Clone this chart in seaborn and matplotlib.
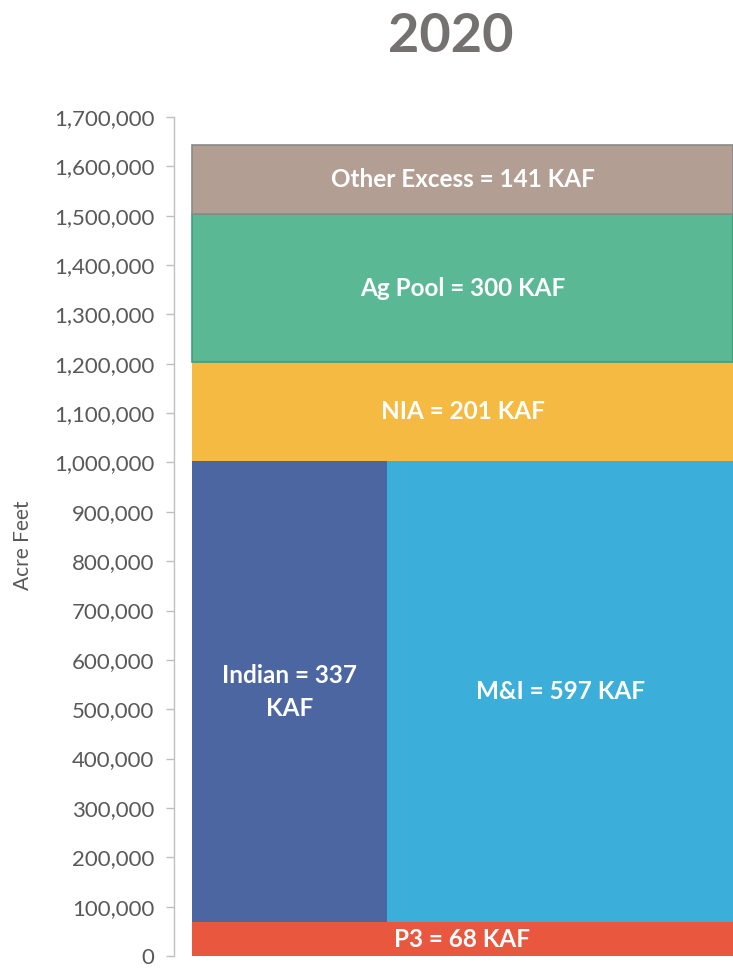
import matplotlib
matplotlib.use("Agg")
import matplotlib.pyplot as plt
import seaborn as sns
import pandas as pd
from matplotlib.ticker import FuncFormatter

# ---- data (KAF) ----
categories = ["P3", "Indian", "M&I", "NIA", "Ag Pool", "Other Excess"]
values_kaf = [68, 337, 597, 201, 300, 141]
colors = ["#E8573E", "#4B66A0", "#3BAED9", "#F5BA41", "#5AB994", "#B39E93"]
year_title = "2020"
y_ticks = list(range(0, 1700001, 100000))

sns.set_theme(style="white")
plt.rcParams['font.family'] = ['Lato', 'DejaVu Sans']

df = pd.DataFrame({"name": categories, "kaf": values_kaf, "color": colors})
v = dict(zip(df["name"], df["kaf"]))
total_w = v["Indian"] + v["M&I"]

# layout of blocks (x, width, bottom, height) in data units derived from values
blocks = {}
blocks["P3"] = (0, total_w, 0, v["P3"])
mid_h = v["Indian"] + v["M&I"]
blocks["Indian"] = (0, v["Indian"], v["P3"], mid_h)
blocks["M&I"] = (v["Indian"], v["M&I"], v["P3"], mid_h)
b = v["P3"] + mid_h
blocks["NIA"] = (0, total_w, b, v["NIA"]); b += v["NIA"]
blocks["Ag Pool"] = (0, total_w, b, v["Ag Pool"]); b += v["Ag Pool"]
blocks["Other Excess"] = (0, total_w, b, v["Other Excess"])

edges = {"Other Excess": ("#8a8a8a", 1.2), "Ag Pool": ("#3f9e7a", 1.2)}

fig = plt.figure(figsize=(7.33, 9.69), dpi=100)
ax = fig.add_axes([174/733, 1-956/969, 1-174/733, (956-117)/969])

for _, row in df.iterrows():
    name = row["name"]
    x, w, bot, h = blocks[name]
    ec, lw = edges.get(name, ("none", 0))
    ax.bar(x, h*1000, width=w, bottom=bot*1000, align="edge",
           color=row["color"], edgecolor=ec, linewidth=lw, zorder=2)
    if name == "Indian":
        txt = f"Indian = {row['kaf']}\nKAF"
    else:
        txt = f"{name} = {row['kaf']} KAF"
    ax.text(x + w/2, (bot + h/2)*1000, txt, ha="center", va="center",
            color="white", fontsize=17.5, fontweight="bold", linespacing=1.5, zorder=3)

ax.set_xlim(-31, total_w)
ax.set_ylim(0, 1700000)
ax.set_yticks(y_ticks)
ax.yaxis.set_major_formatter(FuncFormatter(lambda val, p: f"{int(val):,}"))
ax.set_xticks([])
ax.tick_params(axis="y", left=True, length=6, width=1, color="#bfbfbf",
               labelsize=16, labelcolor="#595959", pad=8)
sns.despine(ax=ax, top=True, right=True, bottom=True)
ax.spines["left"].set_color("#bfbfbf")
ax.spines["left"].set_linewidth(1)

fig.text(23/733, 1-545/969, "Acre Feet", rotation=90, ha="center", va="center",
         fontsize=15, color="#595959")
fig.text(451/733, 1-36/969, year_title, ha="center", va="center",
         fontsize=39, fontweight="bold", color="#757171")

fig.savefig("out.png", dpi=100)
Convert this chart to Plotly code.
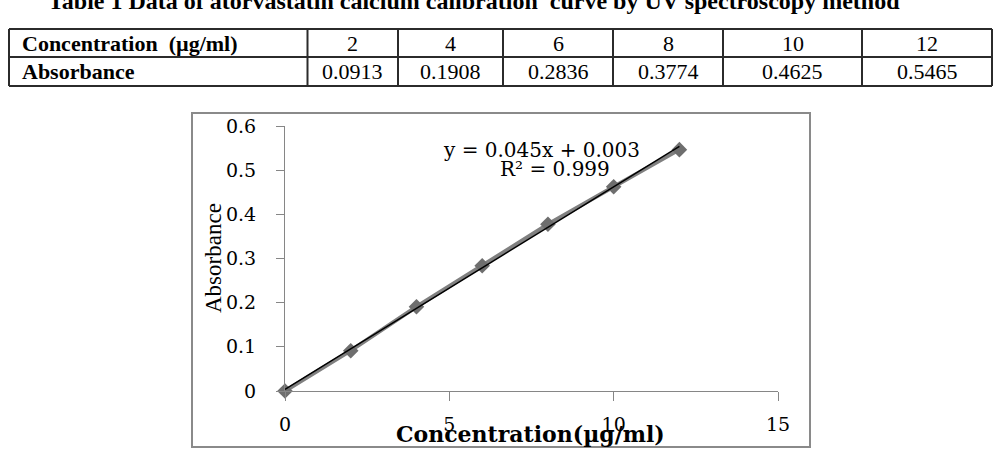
==
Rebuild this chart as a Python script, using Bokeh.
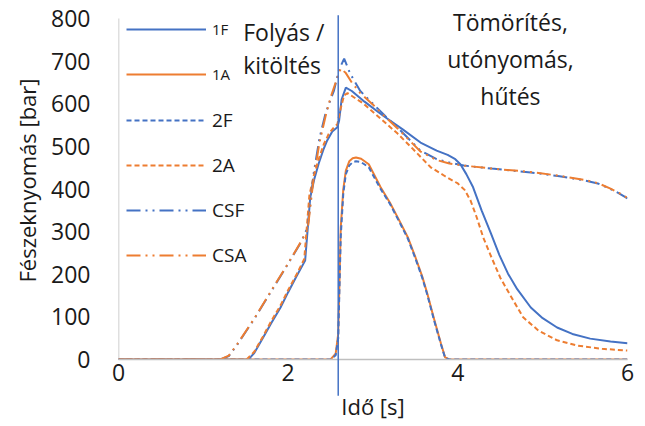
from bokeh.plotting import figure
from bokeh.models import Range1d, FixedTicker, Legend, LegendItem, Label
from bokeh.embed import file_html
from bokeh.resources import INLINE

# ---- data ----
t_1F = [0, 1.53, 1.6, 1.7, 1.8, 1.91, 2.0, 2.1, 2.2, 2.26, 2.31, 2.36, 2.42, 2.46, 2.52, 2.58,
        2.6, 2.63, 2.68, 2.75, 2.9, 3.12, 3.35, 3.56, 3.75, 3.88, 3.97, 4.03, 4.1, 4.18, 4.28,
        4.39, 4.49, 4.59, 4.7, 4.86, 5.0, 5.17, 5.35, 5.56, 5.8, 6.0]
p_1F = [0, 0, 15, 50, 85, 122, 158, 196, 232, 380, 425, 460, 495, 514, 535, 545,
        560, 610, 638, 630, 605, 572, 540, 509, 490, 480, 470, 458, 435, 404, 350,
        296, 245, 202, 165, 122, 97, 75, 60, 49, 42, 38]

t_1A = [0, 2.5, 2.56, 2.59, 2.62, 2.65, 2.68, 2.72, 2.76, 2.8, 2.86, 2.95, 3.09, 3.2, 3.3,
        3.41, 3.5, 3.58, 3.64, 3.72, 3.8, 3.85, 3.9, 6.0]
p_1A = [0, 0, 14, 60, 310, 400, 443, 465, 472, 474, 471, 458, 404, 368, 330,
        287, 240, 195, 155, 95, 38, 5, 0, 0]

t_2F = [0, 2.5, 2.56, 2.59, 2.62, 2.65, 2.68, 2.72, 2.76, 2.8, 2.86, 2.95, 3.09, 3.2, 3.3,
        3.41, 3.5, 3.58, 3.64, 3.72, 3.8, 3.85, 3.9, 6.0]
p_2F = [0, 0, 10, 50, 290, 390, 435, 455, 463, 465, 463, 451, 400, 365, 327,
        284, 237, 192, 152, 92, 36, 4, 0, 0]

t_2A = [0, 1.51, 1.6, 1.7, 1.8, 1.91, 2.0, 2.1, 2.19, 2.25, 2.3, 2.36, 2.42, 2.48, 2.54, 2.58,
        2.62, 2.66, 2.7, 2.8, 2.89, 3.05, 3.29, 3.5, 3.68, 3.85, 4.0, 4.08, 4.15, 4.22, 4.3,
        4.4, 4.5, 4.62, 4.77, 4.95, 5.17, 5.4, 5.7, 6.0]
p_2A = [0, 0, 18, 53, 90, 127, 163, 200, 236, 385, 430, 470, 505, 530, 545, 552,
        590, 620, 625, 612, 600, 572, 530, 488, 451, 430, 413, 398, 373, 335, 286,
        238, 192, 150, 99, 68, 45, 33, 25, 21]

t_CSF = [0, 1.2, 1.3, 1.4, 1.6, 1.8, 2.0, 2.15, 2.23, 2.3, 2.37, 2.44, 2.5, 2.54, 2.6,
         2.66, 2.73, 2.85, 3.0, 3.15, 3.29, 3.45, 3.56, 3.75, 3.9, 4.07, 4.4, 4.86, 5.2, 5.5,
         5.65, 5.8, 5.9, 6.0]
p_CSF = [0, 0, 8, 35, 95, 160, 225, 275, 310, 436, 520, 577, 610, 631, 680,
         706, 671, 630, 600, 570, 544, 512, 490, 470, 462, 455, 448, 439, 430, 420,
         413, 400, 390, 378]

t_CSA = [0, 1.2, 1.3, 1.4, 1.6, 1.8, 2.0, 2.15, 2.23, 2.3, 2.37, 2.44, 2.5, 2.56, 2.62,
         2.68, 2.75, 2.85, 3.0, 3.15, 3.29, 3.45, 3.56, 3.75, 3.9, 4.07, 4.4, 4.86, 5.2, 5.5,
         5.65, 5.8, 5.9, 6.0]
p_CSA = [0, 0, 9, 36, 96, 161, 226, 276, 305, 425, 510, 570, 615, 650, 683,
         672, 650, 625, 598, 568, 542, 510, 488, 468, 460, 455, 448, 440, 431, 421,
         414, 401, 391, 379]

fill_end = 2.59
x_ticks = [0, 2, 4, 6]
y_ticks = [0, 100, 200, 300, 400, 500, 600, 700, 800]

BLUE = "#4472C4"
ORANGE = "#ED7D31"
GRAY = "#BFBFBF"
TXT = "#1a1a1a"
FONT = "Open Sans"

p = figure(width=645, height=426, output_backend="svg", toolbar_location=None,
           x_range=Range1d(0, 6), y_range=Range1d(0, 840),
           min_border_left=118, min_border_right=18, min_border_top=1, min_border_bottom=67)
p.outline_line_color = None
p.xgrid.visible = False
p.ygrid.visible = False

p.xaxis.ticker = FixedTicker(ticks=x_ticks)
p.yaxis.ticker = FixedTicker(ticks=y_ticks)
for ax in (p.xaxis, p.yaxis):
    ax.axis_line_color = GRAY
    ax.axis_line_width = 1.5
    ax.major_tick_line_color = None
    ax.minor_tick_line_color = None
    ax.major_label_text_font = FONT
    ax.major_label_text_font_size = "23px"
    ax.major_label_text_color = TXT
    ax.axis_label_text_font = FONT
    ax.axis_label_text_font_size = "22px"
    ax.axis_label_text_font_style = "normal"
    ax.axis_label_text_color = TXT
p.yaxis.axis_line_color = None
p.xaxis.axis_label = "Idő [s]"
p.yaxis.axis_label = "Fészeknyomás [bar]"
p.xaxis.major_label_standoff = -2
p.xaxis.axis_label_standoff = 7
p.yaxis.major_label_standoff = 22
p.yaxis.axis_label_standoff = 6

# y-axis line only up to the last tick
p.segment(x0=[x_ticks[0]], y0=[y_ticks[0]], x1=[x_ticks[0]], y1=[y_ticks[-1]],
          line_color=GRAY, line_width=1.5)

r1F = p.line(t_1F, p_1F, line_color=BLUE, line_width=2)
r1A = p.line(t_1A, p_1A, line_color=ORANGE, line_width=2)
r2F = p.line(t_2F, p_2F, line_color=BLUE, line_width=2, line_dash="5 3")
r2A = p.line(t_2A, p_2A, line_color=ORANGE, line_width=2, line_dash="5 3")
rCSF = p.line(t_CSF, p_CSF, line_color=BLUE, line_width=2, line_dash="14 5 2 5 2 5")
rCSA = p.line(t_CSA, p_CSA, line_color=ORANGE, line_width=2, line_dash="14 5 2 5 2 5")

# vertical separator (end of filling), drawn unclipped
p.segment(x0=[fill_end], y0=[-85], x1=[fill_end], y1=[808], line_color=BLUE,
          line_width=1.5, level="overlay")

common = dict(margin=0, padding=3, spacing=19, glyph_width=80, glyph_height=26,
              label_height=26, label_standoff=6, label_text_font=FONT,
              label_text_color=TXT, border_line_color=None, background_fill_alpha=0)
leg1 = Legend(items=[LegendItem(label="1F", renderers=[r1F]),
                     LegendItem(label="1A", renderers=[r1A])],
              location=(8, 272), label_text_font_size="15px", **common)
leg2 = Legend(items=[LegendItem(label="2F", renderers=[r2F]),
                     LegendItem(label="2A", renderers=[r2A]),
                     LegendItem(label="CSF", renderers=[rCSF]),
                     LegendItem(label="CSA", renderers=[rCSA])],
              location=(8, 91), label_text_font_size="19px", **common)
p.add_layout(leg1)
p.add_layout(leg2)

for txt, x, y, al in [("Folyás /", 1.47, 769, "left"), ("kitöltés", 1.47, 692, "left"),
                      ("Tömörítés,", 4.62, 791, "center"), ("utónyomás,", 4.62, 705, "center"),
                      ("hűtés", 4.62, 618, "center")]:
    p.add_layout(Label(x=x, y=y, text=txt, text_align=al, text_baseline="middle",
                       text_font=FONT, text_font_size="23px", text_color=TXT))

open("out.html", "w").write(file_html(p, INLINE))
* * *
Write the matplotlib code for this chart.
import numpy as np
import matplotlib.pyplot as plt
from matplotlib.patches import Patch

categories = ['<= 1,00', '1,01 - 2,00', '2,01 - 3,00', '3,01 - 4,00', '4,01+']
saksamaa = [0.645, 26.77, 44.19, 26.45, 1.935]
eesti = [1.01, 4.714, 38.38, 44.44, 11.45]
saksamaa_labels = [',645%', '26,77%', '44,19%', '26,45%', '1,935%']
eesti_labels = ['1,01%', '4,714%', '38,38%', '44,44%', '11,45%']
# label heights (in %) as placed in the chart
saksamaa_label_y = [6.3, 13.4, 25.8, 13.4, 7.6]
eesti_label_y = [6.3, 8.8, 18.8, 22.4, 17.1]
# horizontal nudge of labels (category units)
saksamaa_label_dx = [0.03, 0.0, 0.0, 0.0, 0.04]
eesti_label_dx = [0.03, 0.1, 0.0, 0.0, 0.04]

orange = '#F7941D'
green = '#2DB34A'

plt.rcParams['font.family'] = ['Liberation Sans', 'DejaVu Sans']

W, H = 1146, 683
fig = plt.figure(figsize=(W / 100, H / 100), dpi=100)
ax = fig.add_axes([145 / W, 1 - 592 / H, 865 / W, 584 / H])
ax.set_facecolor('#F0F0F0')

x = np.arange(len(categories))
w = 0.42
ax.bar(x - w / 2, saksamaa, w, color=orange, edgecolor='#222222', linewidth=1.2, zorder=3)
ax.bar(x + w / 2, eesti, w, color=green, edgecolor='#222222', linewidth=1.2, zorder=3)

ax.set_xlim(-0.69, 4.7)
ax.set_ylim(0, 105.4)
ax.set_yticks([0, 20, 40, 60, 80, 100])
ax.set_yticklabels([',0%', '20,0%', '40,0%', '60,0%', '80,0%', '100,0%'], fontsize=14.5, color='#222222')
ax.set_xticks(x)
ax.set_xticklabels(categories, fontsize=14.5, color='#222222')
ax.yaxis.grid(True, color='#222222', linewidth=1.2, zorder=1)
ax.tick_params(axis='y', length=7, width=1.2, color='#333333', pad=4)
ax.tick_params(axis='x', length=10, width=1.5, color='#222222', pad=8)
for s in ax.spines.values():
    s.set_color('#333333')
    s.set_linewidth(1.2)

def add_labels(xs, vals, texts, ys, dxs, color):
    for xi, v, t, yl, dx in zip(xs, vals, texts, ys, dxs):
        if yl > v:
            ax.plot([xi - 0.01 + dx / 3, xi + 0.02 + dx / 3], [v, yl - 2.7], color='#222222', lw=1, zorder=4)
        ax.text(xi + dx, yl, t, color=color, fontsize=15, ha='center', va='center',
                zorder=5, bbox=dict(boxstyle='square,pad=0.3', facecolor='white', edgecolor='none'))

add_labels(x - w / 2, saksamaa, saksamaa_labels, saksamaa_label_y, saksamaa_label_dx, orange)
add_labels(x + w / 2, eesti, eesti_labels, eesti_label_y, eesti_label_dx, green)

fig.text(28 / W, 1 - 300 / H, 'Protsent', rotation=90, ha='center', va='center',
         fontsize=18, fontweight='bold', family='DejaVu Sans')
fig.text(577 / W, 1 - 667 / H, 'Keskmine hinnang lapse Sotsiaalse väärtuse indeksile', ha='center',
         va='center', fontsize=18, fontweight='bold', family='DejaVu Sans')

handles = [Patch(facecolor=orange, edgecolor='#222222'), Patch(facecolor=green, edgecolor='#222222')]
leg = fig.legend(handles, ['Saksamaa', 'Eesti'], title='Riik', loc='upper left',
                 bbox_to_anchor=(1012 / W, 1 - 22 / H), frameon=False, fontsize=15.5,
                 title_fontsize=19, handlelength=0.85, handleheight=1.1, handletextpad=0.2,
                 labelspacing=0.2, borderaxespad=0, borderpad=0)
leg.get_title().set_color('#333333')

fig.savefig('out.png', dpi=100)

== WHAT IS ASKED ==
From the records above, extract the lines from the one holding "Rebuild this chart" through the one holding "from bokeh.resources import INLINE", word for word; omit the pictures.

== RESULT BELOW ==
Rebuild this chart as a Python script, using Bokeh.
from bokeh.plotting import figure
from bokeh.models import Range1d, FixedTicker, Legend, LegendItem, Label
from bokeh.embed import file_html
from bokeh.resources import INLINE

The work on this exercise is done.